En we zijn op weg om die twee in ons te integreren. Zodat we hier steeds weer als Boeddha zijn, dit herinneren en her-inneren én de ervaring met ons meenemen naar buiten, Hotei zijn. Zoals Zen meester Dogen (1200 – 1254) zegt: De Boeddha-weg bestuderen is het zelf bestuderen
Het zelf bestuderen is het zelf vergeten
Het zelf vergeten is verlicht worden door de tienduizenden dharma’s (dingen of werkelijkheden)
Verlicht worden door de tienduizenden dharma’s is het verwijderen van de barrières tussen zelf en anderen.

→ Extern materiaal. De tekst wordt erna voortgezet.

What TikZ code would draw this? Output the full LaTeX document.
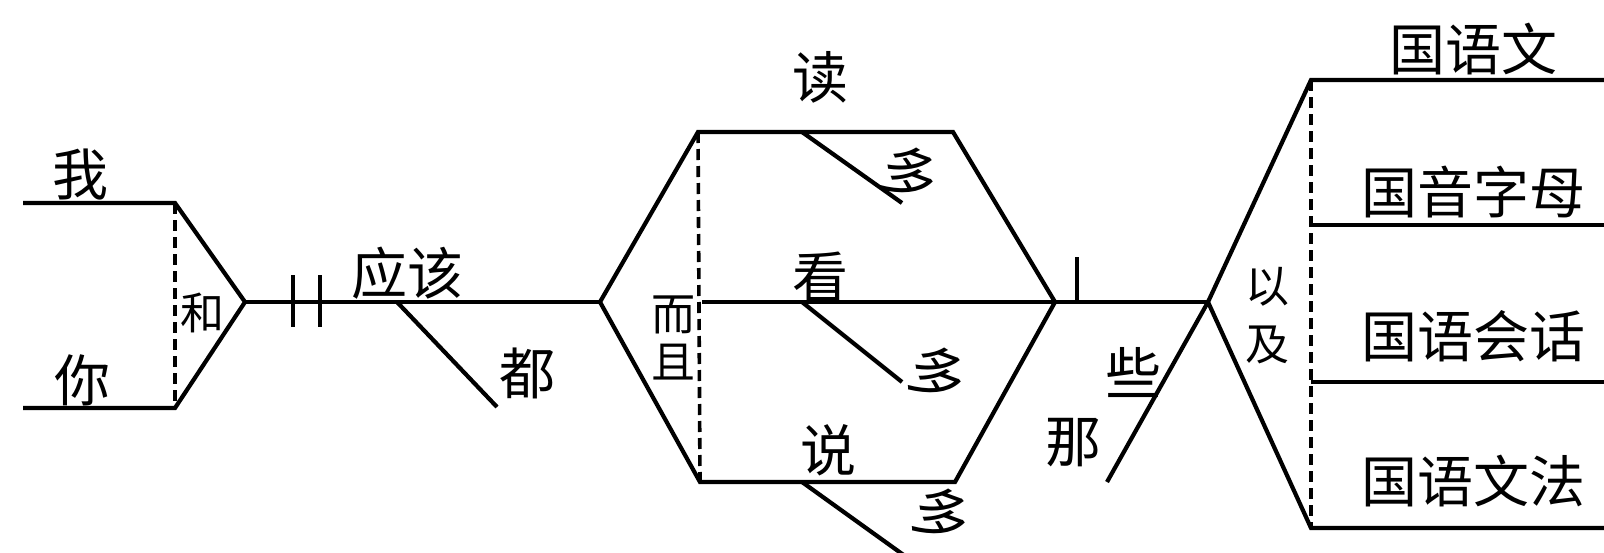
\documentclass[tikz,border=0pt]{standalone}
\usepackage{fontspec}
\newfontfamily\cjk{Noto Sans CJK SC}
\begin{document}
\begin{tikzpicture}[x=1pt,y=-1pt,
  ln/.style={line width=4.2pt, line join=miter, line cap=butt},
  dsh/.style={line width=3.6pt, dash pattern=on 11pt off 6pt},
  big/.style={font=\cjk\fontsize{56}{58}\selectfont, inner sep=0pt},
  small/.style={font=\cjk\fontsize{44}{46}\selectfont, inner sep=0pt}]
\useasboundingbox (0,0) rectangle (1604,552);
\fill[white] (0,0) rectangle (1604,552);
% coordinates
\coordinate (wL) at (23,203);   \coordinate (wR) at (175,203);
\coordinate (nL) at (23,408);   \coordinate (nR) at (175,408);
\coordinate (apex) at (245,302);
\coordinate (t1a) at (293,275); \coordinate (t1b) at (293,327);
\coordinate (t2a) at (320,275); \coordinate (t2b) at (320,327);
\coordinate (d0) at (397,302);  \coordinate (d1) at (497,407);
\coordinate (hL) at (600,302);
\coordinate (hTL) at (698,132); \coordinate (hTR) at (953,132);
\coordinate (hBL) at (700,482); \coordinate (hBR) at (955,482);
\coordinate (hM) at (702,302);  \coordinate (hR) at (1055,302);
\coordinate (m1a) at (802,132); \coordinate (m1b) at (902,203);
\coordinate (m2a) at (802,302); \coordinate (m2b) at (902,382);
\coordinate (m3a) at (802,482); \coordinate (m3b) at (905,556);
\coordinate (tk0) at (1077,302);\coordinate (tk1) at (1077,257);
\coordinate (j) at (1208,302);
\coordinate (nx) at (1107,482);
\coordinate (rT) at (1311,80);  \coordinate (rB) at (1311,528);
\coordinate (r2) at (1311,225); \coordinate (r3) at (1311,382);
\coordinate (eT) at (1610,80);  \coordinate (eB) at (1610,528);
\coordinate (e2) at (1610,225); \coordinate (e3) at (1610,382);
% lines
\draw[ln] (wL) -- (wR) -- (apex) -- (nR) -- (nL);
\draw[dsh] (wR) -- (nR);
\draw[ln] (apex) -- (hL);
\draw[ln] (t1a) -- (t1b);
\draw[ln] (t2a) -- (t2b);
\draw[ln] (d0) -- (d1);
\draw[ln] (hL) -- (hTL) -- (hTR) -- (hR) -- (hBR) -- (hBL) -- cycle;
\draw[ln] (hM) -- (hR);
\draw[dsh] (hTL) -- (hBL);
\draw[ln] (m1a) -- (m1b);
\draw[ln] (m2a) -- (m2b);
\draw[ln] (m3a) -- (m3b);
\draw[ln] (hR) -- (j);
\draw[ln] (tk0) -- (tk1);
\draw[ln] (eT) -- (rT) -- (j) -- (rB) -- (eB);
\draw[ln] (j) -- (nx);
\draw[ln] (r2) -- (e2);
\draw[ln] (r3) -- (e3);
\draw[dsh] (rT) -- (rB);
% texts
\node[big] (wo) at (80,175) {我};
\node[big] (ni) at (82,380) {你};
\node[small] (he) at (202,313) {和};
\node[big] (yg) at (407,273) {应该};
\node[big] (dou) at (527,373) {都};
\node[big] (du) at (820,77) {读};
\node[big,rotate=-20] (duo1) at (910,173) {多};
\node[big] (kan) at (820,277) {看};
\node[big,rotate=-20] (duo2) at (938,373) {多};
\node[big] (shuo) at (828,450) {说};
\node[big,rotate=-20] (duo3) at (942,514) {多};
\node[small] (er) at (673,315) {而};
\node[small] (qie) at (673,362) {且};
\node[big] (xie) at (1133,373) {些};
\node[big] (na) at (1073,443) {那};
\node[small] (yi) at (1267,287) {以};
\node[small] (ji) at (1267,345) {及};
\node[big] (g1) at (1473,49) {国语文};
\node[big] (g2) at (1473,192) {国音字母};
\node[big] (g3) at (1473,336) {国语会话};
\node[big] (g4) at (1473,481) {国语文法};
\end{tikzpicture}
\end{document}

Uit de plaatjes van de os:
Het eerste plaatje van de os toont de mens op zoek naar zichzelf.
In het laatste plaatje zoekt dezelfde mens andere mensen.
En kent hij nu de reden van zijn aanwezigheid in de wereld. Meester Eckhart (1260 – 1327)
De centrale stilte De centrale stilte heerst daar
waar geen schepsel kan binnengaan, noch een gedachte
Waar de ziel niet denkt en niet handelt
en zich niet bezighoudt met ideeën
over haarzelf of wat dan ook Kahlil Gibran in ‘Spiegels van de ziel’
Stille diepte Ofschoon we voortdurend
worden overspoeld door
een golf van woorden
is onze diepte
voor immer stilIsaac van Ninivé (Syrische woestijnmonnik, 7e eeuw v.Chr)
Het geschenk van de stilte Heb de stilte lief boven alle dingen: zij zal je een vrucht aandragen, die in woorden onmogelijk beschreven kan worden.
In het begin zijn wij het, die onszelf dwingen te zwijgen.
Maar vervolgens groeit er uit ons zwijgen iets dat ons tot het zwijgen aantrekt. Dat God je het gevoel mag schenken van dat iets dat uit de stilte geboren wordt.